→ **WORK INSTRUCTIONS**
Each line from the line with "Convert this chart to Apache ECharts code." to the line with "const blue = '#2f6d8c';", inclusive, is to be repeated exactly; no other line and no picture belongs in the copy.

**** RECORDS SHOWN

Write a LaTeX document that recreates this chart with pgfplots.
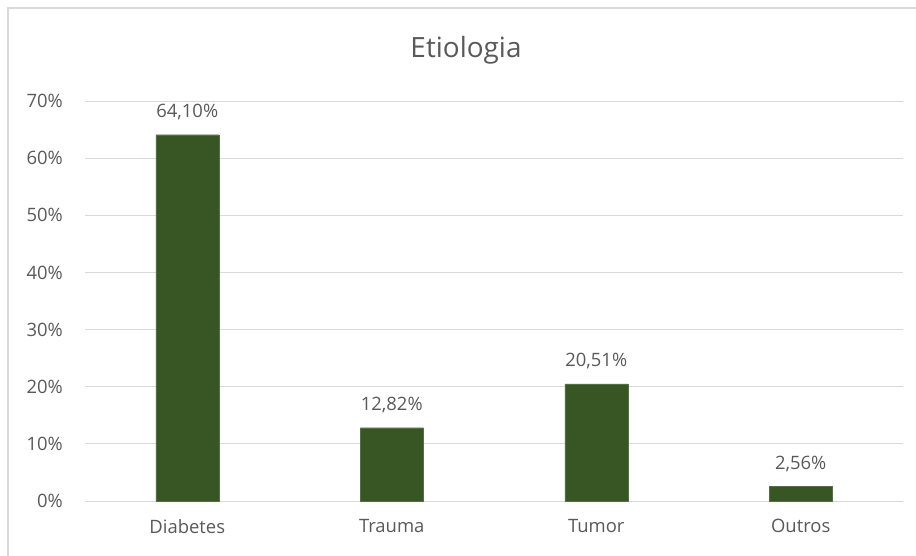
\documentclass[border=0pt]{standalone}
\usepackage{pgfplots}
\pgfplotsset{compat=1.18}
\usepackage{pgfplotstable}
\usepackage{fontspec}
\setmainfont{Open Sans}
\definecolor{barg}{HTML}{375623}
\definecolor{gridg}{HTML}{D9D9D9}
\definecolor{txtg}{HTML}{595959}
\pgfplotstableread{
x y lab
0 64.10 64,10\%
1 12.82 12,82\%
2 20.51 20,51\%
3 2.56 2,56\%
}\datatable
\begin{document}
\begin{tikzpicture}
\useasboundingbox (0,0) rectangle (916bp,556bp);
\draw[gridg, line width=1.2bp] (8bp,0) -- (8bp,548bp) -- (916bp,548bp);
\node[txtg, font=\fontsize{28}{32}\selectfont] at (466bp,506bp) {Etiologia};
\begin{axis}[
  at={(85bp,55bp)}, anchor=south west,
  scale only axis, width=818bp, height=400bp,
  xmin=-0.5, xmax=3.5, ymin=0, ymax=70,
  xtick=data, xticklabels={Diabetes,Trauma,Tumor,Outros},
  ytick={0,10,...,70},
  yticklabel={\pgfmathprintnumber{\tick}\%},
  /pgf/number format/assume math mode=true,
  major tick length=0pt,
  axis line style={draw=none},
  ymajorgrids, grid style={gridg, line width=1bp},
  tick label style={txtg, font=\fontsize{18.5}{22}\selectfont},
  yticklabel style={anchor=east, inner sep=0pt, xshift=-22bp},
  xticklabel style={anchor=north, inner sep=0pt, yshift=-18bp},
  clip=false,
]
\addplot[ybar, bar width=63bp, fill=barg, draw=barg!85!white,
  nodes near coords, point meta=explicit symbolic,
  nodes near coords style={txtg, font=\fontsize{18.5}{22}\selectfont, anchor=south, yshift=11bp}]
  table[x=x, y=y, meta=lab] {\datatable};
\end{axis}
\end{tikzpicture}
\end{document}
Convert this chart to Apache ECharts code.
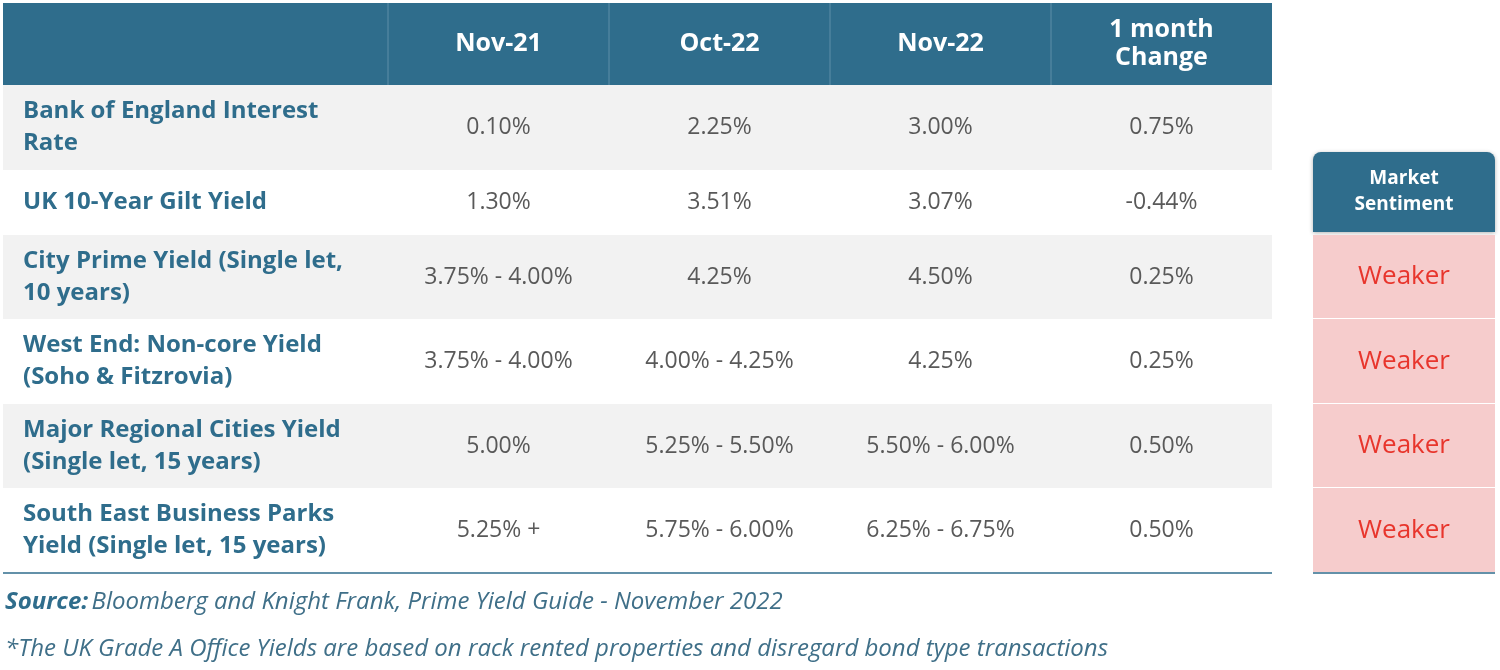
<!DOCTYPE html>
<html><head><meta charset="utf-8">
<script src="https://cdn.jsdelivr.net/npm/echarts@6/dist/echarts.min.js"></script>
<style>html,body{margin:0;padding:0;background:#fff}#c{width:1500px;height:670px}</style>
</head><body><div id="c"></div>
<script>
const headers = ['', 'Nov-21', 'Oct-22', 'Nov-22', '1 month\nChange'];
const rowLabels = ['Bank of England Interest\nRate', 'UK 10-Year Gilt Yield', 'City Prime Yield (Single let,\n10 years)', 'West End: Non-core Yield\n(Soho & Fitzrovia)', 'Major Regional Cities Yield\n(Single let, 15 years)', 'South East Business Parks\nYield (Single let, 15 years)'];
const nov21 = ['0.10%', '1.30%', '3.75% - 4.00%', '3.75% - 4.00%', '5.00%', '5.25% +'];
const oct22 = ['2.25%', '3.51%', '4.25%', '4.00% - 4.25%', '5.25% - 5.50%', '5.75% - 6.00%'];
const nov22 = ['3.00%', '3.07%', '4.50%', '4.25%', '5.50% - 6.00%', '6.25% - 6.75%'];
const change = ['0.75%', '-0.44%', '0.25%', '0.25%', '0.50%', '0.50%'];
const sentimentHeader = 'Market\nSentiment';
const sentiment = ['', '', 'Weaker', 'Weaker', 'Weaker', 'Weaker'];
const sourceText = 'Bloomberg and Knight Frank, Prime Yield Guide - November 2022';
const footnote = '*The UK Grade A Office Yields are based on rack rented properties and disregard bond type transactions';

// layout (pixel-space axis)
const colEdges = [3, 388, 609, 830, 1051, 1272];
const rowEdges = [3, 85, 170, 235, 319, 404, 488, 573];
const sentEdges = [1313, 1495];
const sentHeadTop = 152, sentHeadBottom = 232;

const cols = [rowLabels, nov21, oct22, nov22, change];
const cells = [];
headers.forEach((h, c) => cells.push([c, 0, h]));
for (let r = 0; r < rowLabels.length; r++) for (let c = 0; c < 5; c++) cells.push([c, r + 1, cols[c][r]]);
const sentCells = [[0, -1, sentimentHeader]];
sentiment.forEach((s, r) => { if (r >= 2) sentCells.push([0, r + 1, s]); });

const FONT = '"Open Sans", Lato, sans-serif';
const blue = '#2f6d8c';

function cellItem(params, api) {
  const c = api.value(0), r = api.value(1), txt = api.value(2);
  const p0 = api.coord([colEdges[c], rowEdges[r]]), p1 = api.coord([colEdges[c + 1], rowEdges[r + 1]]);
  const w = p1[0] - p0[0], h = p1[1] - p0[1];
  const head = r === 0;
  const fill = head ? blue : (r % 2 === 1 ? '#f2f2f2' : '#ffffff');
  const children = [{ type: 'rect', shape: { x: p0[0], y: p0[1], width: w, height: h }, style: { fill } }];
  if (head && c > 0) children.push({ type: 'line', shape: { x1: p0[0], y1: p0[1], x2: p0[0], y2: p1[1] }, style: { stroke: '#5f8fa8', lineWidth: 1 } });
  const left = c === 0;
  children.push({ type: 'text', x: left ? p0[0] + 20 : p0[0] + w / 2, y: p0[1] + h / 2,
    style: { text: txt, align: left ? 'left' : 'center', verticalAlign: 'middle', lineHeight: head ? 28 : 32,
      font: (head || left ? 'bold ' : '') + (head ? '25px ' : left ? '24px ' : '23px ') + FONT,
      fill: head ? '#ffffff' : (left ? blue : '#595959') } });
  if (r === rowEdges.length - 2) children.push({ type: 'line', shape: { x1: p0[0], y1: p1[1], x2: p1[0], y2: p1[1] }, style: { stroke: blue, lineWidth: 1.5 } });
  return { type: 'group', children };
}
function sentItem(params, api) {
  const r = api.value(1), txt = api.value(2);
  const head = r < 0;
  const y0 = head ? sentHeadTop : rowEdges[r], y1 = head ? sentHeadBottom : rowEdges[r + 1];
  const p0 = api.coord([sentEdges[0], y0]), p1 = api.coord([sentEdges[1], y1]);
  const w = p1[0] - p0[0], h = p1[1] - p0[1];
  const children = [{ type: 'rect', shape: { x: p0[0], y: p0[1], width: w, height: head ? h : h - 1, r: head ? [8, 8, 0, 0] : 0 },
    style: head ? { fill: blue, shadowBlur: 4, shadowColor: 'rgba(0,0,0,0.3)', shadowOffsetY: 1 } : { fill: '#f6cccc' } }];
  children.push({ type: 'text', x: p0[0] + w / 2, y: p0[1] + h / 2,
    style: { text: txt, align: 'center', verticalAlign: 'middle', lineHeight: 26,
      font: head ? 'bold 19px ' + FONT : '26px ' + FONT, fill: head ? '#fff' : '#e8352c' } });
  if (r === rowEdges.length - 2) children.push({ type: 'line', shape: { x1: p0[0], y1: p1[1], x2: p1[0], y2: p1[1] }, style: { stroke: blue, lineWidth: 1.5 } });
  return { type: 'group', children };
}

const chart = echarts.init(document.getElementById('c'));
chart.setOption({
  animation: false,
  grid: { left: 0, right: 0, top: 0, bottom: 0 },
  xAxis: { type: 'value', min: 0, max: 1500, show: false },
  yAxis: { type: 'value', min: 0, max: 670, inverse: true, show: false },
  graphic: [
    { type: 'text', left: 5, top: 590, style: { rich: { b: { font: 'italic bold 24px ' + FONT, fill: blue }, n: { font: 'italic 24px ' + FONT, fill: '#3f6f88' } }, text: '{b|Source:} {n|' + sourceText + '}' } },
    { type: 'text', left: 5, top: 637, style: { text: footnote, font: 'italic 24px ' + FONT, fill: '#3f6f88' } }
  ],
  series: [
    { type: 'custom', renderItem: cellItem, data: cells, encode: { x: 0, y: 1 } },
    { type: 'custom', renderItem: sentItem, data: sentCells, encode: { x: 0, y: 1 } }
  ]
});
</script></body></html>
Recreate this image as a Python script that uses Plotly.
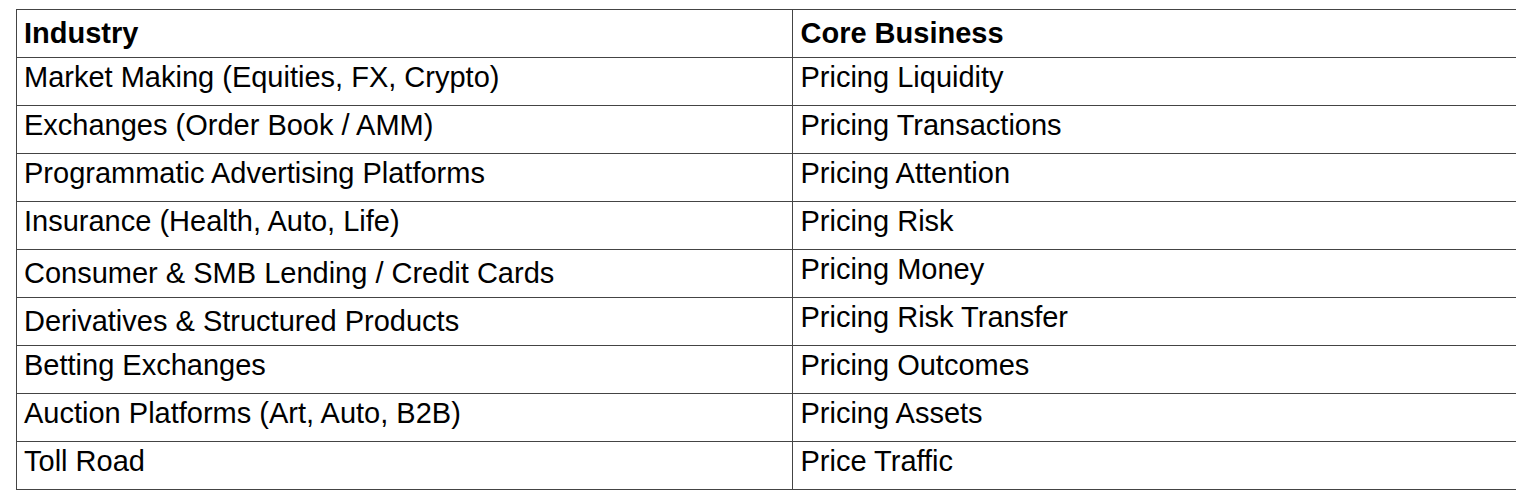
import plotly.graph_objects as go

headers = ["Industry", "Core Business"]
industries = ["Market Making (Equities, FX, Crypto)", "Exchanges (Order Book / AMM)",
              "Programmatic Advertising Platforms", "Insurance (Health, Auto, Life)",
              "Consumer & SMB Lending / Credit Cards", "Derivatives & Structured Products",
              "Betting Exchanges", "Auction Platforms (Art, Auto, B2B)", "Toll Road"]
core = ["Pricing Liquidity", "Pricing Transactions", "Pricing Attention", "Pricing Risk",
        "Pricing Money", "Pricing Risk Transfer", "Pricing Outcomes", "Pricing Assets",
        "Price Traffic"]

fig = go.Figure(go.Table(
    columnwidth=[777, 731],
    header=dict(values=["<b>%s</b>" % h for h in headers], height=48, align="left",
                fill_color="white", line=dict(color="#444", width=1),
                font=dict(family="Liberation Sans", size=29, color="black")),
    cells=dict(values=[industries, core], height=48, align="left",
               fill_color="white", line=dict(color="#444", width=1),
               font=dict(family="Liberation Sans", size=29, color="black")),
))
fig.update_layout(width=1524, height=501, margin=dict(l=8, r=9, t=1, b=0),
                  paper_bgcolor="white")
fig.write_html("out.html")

********

→ **EXERCISE SOLUTION**
Convert this chart to Apache ECharts code.
<!DOCTYPE html>
<html><head><meta charset="utf-8">
<script src="https://cdn.jsdelivr.net/npm/echarts@6/dist/echarts.min.js"></script>
<style>html,body{margin:0;padding:0;background:#fff}#c{width:1500px;height:670px}</style>
</head><body><div id="c"></div>
<script>
const headers = ['', 'Nov-21', 'Oct-22', 'Nov-22', '1 month\nChange'];
const rowLabels = ['Bank of England Interest\nRate', 'UK 10-Year Gilt Yield', 'City Prime Yield (Single let,\n10 years)', 'West End: Non-core Yield\n(Soho & Fitzrovia)', 'Major Regional Cities Yield\n(Single let, 15 years)', 'South East Business Parks\nYield (Single let, 15 years)'];
const nov21 = ['0.10%', '1.30%', '3.75% - 4.00%', '3.75% - 4.00%', '5.00%', '5.25% +'];
const oct22 = ['2.25%', '3.51%', '4.25%', '4.00% - 4.25%', '5.25% - 5.50%', '5.75% - 6.00%'];
const nov22 = ['3.00%', '3.07%', '4.50%', '4.25%', '5.50% - 6.00%', '6.25% - 6.75%'];
const change = ['0.75%', '-0.44%', '0.25%', '0.25%', '0.50%', '0.50%'];
const sentimentHeader = 'Market\nSentiment';
const sentiment = ['', '', 'Weaker', 'Weaker', 'Weaker', 'Weaker'];
const sourceText = 'Bloomberg and Knight Frank, Prime Yield Guide - November 2022';
const footnote = '*The UK Grade A Office Yields are based on rack rented properties and disregard bond type transactions';

// layout (pixel-space axis)
const colEdges = [3, 388, 609, 830, 1051, 1272];
const rowEdges = [3, 85, 170, 235, 319, 404, 488, 573];
const sentEdges = [1313, 1495];
const sentHeadTop = 152, sentHeadBottom = 232;

const cols = [rowLabels, nov21, oct22, nov22, change];
const cells = [];
headers.forEach((h, c) => cells.push([c, 0, h]));
for (let r = 0; r < rowLabels.length; r++) for (let c = 0; c < 5; c++) cells.push([c, r + 1, cols[c][r]]);
const sentCells = [[0, -1, sentimentHeader]];
sentiment.forEach((s, r) => { if (r >= 2) sentCells.push([0, r + 1, s]); });

const FONT = '"Open Sans", Lato, sans-serif';
const blue = '#2f6d8c';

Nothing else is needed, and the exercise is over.